Exercise =>
Beneath this line are entries. Copy the range from the line with "Convert this chart to Plotly code." to the line with "y_max = 155", ends included, exactly; leave pictures out.

Data in this exercise =>
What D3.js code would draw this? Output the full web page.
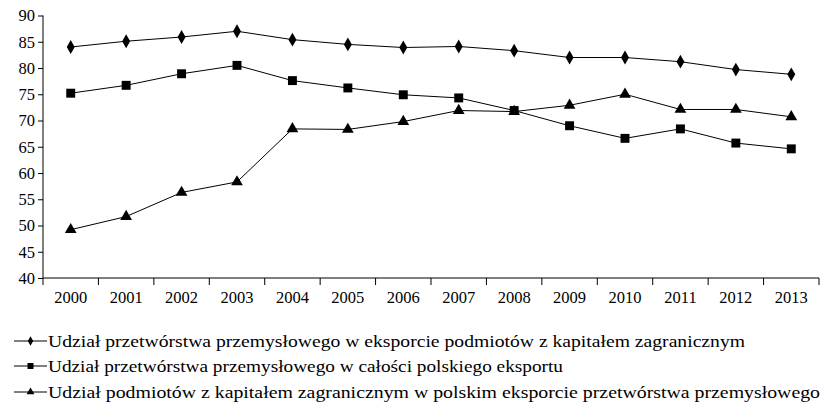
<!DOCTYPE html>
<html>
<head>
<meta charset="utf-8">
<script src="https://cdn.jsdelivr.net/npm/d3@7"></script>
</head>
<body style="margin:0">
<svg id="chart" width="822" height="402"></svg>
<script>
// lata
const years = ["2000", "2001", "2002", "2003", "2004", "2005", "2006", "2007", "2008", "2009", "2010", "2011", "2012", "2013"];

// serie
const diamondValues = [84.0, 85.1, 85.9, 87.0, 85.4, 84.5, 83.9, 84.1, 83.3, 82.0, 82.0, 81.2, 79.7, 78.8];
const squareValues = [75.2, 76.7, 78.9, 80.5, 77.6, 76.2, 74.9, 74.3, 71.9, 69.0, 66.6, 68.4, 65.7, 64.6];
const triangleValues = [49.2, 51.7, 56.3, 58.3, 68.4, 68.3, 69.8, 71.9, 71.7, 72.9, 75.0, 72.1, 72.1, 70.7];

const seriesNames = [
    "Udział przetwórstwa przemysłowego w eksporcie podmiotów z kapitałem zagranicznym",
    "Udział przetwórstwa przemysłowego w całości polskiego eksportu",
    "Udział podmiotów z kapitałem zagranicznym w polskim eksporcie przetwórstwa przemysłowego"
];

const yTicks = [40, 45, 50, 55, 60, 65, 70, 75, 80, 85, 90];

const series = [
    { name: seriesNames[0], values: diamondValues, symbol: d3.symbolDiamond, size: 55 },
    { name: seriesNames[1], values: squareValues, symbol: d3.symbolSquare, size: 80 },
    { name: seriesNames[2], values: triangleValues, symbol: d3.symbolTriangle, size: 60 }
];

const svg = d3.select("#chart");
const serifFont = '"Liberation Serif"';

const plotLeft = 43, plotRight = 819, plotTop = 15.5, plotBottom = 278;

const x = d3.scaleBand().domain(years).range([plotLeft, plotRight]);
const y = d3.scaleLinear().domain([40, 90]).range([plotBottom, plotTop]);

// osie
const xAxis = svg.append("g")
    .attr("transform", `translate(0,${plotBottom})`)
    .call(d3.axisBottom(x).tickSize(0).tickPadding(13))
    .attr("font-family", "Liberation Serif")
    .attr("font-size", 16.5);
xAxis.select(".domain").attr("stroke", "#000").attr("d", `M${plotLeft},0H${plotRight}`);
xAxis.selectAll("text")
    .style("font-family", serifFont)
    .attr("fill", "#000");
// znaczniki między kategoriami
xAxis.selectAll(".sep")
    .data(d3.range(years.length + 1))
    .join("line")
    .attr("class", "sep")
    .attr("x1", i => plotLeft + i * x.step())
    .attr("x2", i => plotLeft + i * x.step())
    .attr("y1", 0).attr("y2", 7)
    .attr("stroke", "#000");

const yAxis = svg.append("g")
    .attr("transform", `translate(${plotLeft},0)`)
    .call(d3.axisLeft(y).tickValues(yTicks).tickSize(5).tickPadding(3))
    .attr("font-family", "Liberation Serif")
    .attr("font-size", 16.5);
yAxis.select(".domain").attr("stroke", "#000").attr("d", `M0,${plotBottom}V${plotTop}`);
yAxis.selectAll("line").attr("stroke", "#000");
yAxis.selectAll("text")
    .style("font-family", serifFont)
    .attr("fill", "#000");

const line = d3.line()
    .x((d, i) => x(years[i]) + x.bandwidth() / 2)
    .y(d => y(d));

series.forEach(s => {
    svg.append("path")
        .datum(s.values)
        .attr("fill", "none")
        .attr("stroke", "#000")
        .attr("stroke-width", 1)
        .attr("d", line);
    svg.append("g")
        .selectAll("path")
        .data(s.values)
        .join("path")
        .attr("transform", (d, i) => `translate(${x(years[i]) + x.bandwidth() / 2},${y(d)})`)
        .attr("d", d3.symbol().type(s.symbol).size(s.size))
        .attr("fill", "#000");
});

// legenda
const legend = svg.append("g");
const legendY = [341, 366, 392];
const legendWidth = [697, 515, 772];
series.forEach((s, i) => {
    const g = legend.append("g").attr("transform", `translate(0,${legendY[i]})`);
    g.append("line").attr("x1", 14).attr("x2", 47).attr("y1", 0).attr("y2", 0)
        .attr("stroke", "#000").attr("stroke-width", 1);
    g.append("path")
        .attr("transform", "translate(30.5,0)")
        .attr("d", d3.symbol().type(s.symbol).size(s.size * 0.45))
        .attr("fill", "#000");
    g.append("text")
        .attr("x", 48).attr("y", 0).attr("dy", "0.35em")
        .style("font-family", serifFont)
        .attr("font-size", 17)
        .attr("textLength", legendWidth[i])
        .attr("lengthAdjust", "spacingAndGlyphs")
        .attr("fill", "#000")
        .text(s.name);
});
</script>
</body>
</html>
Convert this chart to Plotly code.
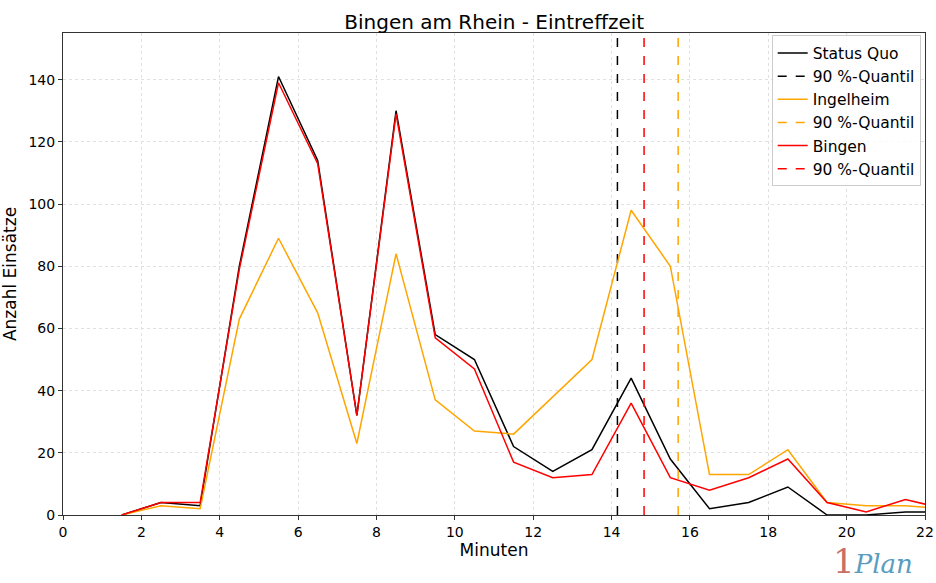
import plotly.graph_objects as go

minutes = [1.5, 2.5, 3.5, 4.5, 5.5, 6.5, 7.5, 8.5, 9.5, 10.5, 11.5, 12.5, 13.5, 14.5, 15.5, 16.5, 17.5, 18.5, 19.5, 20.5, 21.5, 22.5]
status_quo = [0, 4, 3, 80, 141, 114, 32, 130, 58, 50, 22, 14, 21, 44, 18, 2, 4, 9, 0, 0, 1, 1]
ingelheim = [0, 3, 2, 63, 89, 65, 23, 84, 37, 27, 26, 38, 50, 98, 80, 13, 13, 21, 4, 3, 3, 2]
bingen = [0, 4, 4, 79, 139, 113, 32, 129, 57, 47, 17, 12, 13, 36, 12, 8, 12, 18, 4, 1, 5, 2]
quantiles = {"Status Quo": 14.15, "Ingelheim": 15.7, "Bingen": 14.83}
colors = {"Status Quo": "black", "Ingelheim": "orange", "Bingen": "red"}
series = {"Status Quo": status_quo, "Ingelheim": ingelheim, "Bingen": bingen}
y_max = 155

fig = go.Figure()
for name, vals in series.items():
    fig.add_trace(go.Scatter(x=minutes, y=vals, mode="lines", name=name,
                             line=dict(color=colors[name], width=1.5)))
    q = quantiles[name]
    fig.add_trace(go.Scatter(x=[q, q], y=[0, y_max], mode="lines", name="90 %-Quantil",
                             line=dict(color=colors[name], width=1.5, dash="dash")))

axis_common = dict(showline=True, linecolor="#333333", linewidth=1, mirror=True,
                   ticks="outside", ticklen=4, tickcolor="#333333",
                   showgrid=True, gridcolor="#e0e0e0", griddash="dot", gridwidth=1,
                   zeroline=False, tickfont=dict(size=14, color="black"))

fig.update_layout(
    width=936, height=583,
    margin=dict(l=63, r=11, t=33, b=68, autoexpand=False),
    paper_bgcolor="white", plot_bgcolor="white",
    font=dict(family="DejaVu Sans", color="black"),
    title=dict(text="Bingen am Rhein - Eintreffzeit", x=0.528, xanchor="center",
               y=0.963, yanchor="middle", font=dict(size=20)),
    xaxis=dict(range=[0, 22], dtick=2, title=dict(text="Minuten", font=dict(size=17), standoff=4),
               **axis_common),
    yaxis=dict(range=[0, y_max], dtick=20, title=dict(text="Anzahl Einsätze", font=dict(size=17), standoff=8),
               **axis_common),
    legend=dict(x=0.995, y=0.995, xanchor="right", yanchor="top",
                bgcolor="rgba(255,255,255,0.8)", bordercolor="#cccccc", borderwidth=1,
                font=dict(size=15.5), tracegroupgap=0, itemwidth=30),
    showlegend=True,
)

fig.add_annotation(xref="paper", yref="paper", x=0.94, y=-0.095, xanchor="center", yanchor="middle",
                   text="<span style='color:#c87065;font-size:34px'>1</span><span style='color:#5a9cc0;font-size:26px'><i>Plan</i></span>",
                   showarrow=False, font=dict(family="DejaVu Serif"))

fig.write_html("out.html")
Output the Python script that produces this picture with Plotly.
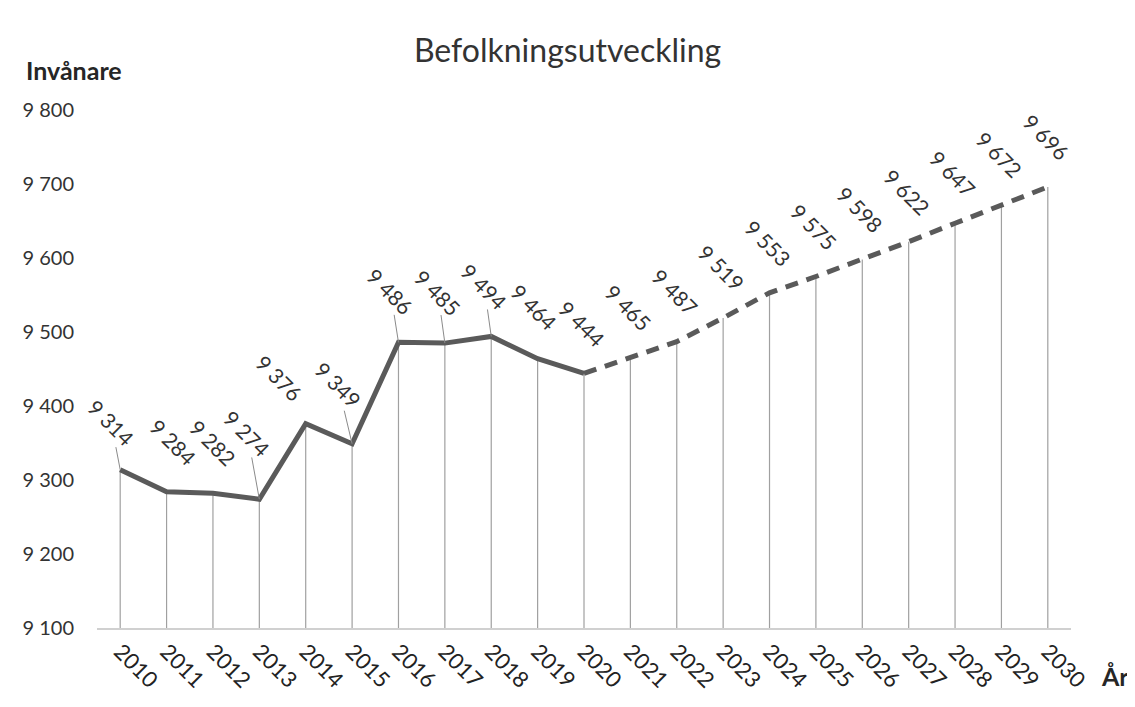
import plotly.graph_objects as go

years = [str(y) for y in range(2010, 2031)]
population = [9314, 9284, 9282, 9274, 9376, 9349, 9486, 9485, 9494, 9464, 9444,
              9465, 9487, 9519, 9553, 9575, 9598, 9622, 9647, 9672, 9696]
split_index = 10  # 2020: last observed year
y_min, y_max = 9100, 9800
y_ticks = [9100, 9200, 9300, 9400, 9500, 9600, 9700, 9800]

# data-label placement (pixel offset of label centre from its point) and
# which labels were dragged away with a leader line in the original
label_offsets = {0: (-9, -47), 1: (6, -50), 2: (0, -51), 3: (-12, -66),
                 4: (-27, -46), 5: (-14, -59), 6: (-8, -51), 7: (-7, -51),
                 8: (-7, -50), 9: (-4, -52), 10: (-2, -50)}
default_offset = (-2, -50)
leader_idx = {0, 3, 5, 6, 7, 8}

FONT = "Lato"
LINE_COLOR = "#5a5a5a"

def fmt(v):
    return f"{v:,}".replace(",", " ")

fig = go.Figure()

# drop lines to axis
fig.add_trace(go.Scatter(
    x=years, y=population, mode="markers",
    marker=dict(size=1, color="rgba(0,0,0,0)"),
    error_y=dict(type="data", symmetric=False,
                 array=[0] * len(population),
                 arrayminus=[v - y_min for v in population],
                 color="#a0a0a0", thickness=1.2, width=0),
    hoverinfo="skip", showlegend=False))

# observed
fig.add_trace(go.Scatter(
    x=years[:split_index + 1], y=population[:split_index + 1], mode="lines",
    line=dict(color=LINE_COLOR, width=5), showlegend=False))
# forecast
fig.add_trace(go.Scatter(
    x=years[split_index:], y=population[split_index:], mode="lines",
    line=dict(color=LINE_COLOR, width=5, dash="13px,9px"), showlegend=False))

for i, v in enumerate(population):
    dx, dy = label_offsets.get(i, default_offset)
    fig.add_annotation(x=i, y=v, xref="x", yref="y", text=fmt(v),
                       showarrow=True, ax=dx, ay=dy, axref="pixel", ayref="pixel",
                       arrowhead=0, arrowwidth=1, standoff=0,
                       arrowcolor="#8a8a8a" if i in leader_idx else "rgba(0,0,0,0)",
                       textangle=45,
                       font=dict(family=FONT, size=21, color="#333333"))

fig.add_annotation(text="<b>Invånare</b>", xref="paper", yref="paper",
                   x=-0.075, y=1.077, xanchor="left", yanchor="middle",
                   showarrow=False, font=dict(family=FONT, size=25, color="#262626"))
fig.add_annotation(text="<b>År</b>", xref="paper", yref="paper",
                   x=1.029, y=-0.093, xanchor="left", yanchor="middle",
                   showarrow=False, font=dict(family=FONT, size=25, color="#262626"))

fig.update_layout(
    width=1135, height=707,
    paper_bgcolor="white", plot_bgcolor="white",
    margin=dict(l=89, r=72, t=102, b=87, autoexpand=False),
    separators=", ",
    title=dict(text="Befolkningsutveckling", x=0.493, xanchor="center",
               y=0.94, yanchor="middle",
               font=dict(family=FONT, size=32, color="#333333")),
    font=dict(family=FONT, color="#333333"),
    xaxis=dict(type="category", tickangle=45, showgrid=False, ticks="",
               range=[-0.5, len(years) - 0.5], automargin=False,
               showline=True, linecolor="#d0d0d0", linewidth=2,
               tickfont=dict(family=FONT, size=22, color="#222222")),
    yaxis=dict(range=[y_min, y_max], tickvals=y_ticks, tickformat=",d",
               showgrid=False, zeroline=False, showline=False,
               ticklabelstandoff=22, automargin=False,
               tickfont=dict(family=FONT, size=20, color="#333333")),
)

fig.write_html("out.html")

Output =>
Convert this chart to Plotly code.
import plotly.graph_objects as go

minutes = [1.5, 2.5, 3.5, 4.5, 5.5, 6.5, 7.5, 8.5, 9.5, 10.5, 11.5, 12.5, 13.5, 14.5, 15.5, 16.5, 17.5, 18.5, 19.5, 20.5, 21.5, 22.5]
status_quo = [0, 4, 3, 80, 141, 114, 32, 130, 58, 50, 22, 14, 21, 44, 18, 2, 4, 9, 0, 0, 1, 1]
ingelheim = [0, 3, 2, 63, 89, 65, 23, 84, 37, 27, 26, 38, 50, 98, 80, 13, 13, 21, 4, 3, 3, 2]
bingen = [0, 4, 4, 79, 139, 113, 32, 129, 57, 47, 17, 12, 13, 36, 12, 8, 12, 18, 4, 1, 5, 2]
quantiles = {"Status Quo": 14.15, "Ingelheim": 15.7, "Bingen": 14.83}
colors = {"Status Quo": "black", "Ingelheim": "orange", "Bingen": "red"}
series = {"Status Quo": status_quo, "Ingelheim": ingelheim, "Bingen": bingen}
y_max = 155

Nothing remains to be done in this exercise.